British television presenter (born 1973)

Simon Thomas (born 26 January 1973) is an English television presenter who hosts Soccer Saturday on Sky Sports. Thomas also worked on Blue Peter for six years, and presented live Premier League football for Sky Sports from 2016 to 2018.

==Broadcasting career==

===Blue Peter===
Having applied for the job three times, Thomas began presenting the children's programme Blue Peter on 8 January 1999 replacing the sacked presenter Richard Bacon. Previously he had worked as a runner at Children's BBC and the radio station LBC. During his tenure at Blue Peter, he ran in the London Marathon twice and two Great North Runs, climbed Mount Kilimanjaro and Mont Blanc, completed over 40 solo sky dives with the Royal Air Force, presented a medal at the Commonwealth Games, ran in the 60 metres sprint at the Norwich Union Indoor Athletics against Frankie Fredericks and Darren Campbell and even directed an edition of the show. He also presented the Queen with a Gold Blue Peter badge when she visited the studio and remarked on presenting Her Majesty with the badge that "she could get into the Tower of London free with it."
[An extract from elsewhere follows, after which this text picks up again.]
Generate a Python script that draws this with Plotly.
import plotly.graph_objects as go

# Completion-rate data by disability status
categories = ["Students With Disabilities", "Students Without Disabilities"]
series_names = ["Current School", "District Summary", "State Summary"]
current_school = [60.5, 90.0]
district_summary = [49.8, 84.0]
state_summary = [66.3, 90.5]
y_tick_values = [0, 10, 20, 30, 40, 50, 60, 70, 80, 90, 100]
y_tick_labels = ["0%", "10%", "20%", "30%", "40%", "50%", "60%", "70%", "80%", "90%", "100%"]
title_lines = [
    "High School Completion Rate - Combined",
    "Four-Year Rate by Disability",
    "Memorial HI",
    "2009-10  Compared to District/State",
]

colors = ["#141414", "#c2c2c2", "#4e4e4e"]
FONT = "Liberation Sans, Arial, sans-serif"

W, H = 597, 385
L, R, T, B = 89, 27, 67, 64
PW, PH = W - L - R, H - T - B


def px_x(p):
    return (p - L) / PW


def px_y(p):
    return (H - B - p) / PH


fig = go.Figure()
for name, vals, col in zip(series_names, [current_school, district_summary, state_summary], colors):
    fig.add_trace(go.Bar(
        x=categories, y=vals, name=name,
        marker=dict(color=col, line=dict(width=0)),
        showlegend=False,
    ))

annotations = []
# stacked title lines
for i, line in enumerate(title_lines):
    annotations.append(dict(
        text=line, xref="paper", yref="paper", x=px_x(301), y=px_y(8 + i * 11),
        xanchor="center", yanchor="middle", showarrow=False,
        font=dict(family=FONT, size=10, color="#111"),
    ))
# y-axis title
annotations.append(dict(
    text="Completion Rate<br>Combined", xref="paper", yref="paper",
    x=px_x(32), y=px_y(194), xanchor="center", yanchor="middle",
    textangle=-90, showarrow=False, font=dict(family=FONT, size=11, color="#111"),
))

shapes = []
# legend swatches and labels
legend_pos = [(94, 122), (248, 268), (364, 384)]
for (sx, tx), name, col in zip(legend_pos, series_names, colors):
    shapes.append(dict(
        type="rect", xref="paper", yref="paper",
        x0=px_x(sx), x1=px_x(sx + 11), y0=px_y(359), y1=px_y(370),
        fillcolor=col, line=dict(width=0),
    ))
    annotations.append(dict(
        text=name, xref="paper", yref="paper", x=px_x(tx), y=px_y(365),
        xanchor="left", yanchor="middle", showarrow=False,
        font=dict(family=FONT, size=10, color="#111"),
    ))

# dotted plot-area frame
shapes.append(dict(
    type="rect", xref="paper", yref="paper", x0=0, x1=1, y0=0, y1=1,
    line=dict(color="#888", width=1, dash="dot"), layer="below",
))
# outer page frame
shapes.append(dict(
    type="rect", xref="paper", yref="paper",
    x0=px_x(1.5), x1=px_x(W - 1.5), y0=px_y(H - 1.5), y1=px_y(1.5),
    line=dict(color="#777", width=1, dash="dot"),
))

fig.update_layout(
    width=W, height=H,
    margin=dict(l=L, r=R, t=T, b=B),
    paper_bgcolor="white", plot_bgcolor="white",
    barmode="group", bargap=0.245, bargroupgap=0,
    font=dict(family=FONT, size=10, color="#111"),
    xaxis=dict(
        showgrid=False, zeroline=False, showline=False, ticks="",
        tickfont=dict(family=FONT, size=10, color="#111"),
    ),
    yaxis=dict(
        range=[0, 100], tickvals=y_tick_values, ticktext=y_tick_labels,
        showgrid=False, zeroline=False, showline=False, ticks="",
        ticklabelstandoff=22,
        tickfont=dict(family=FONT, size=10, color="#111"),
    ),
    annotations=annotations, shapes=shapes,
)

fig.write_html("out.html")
Thomas co-presented with Stuart Miles, Katy Hill, Konnie Huq, Matt Baker, Liz Barker and Zöe Salmon.

Thomas announced his intention to leave Blue Peter in January 2005, and his last live show was aired on 25 April of that year.

===BBC===
Thomas presented CBBC Proms in the Park in Hyde Park in 2001 with Matt Baker and Faye Tozer, and in 2002 with Fearne Cotton. He also presented BBC Radio 3's Making Tracks with Matt Baker.

===Sky Sports===
After leaving the BBC, Thomas joined Sky Sports in June 2005 and presented the 15:00–19:00 shift on Sky Sports News, alongside Georgie Thompson. He also presented Cricket AM during the summer on Sky Sports 1 with Sarah-Jane Mee and has presented the Sky Sports Victory Shield, England's U21s games, Centenary Shield, International Cricket, Sky Sports News Cricket World Cup Report, the Mosconi Cup from Las Vegas, Sky Sports World Cup report from Cape Town 2010 and Sky Sports News's coverage of the 2010 Ryder Cup.
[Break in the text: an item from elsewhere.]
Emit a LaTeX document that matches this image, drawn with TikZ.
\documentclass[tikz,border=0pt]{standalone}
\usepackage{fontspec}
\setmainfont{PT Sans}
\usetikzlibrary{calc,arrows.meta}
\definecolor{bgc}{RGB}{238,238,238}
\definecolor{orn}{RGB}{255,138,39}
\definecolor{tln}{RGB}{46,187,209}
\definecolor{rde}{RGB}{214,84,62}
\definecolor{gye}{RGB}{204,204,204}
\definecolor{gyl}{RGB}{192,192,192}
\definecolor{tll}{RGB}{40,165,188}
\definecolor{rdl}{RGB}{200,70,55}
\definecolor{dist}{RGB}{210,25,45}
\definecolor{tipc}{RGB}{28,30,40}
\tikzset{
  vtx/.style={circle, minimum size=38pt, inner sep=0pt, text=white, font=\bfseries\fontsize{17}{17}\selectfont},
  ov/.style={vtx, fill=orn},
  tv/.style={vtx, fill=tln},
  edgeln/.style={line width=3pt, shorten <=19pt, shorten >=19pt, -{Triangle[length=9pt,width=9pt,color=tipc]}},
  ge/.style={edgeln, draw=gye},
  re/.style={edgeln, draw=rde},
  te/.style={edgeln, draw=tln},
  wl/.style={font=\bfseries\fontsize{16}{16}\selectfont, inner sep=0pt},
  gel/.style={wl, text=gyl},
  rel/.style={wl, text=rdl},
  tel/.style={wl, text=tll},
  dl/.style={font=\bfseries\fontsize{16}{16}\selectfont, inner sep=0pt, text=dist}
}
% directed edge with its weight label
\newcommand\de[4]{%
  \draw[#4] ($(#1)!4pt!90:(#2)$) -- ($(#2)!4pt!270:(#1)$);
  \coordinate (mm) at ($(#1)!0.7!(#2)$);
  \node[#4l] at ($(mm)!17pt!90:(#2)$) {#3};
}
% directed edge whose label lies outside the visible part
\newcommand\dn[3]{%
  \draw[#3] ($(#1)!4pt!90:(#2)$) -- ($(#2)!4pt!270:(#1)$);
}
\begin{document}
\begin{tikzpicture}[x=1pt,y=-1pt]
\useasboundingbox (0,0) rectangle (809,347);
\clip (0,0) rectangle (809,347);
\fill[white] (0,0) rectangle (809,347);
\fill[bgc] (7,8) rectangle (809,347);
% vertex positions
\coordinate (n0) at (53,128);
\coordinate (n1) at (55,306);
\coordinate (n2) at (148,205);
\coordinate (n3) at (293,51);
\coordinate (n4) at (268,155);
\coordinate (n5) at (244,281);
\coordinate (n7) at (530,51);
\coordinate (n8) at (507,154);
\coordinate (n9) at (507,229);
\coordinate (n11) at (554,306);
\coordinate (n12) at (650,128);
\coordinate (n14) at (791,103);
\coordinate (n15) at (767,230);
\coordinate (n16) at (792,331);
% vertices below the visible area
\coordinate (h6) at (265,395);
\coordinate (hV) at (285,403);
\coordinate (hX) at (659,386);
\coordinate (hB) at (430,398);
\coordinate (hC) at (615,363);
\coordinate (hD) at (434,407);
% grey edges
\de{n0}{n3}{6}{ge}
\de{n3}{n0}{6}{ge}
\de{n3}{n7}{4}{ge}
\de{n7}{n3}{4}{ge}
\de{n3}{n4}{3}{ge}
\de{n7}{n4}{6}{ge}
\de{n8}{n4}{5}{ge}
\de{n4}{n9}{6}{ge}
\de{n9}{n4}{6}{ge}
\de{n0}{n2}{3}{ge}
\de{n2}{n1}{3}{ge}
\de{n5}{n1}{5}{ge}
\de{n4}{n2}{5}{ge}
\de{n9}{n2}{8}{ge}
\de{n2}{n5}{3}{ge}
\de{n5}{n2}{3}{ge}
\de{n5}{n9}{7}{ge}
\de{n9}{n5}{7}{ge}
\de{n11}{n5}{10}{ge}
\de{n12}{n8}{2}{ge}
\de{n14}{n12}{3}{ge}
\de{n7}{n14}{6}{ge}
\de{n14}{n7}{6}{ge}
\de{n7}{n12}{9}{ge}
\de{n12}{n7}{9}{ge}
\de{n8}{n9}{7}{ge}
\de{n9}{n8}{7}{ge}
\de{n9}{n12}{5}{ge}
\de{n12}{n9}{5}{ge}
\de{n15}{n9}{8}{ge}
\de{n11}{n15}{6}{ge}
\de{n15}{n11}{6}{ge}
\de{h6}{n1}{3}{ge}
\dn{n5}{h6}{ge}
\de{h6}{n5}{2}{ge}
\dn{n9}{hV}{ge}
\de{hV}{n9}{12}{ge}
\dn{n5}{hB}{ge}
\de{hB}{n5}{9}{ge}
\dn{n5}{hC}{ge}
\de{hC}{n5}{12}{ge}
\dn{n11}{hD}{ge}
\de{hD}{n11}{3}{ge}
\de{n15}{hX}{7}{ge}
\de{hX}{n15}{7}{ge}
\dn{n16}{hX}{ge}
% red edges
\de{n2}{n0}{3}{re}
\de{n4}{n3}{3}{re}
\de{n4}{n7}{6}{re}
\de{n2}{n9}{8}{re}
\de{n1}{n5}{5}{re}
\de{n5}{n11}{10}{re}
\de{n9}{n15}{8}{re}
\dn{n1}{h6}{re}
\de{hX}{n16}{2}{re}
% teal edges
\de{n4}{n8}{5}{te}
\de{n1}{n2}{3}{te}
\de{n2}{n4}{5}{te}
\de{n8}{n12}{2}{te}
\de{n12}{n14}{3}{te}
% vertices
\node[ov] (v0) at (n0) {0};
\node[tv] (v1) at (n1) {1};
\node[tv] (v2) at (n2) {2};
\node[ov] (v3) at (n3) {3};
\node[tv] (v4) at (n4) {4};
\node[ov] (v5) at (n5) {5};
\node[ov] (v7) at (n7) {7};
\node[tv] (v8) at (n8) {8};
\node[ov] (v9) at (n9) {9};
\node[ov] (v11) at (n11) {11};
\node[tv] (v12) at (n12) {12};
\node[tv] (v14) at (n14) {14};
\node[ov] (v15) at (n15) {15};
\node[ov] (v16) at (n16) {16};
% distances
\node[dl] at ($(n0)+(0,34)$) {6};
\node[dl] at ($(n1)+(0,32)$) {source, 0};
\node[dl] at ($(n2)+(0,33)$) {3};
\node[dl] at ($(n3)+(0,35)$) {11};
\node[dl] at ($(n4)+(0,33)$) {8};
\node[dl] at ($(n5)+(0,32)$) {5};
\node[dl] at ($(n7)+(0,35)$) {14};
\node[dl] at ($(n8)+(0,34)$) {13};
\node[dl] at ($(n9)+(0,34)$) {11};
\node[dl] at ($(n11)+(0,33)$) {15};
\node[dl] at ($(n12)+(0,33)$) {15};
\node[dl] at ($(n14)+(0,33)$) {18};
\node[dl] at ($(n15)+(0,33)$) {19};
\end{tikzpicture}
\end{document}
At the start of the 2010/2011 Football Season, Thomas became the lead presenter of Sky Sports' live Football League coverage, leaving his position on Sky Sports News. From 2014, Thomas began presenting live League Cup football on Sky Sports, following Ben Shephard stepping down from all live match presenting duties. From August 2016, Thomas has presented live Premier League coverage, most notably on Saturday lunch times and bank holidays, following the departure of Ed Chamberlin to ITV Racing, and David Jones' subsequent promotion to Super Sunday and Monday Night Football lead presenter. Thomas regularly works alongside pundits such as Graeme Souness, Jamie Redknapp and Thierry Henry.

===This Morning===
In May 2019 Thomas took part in a three-part miniseries for This Morning called 'Pursuits of Happiness'. The series showed three different activities people took part in to overcome and deal with their mental health issues.

In September 2019 Thomas appeared on the show to raise awareness for blood cancer symptoms.

==Personal life==

Thomas married his first wife, Gemma, in 2005. They had one child, and lived in Berkshire. Gemma died in 2017. Thomas married his second wife, Derrina Jebb, in 2021. They had a daughter in 2022, and a son in 2024. The family live in Buckinghamshire.

Thomas is a Christian, lifelong supporter of Norwich City, and vice-president of the Norwich City Supporters Trust.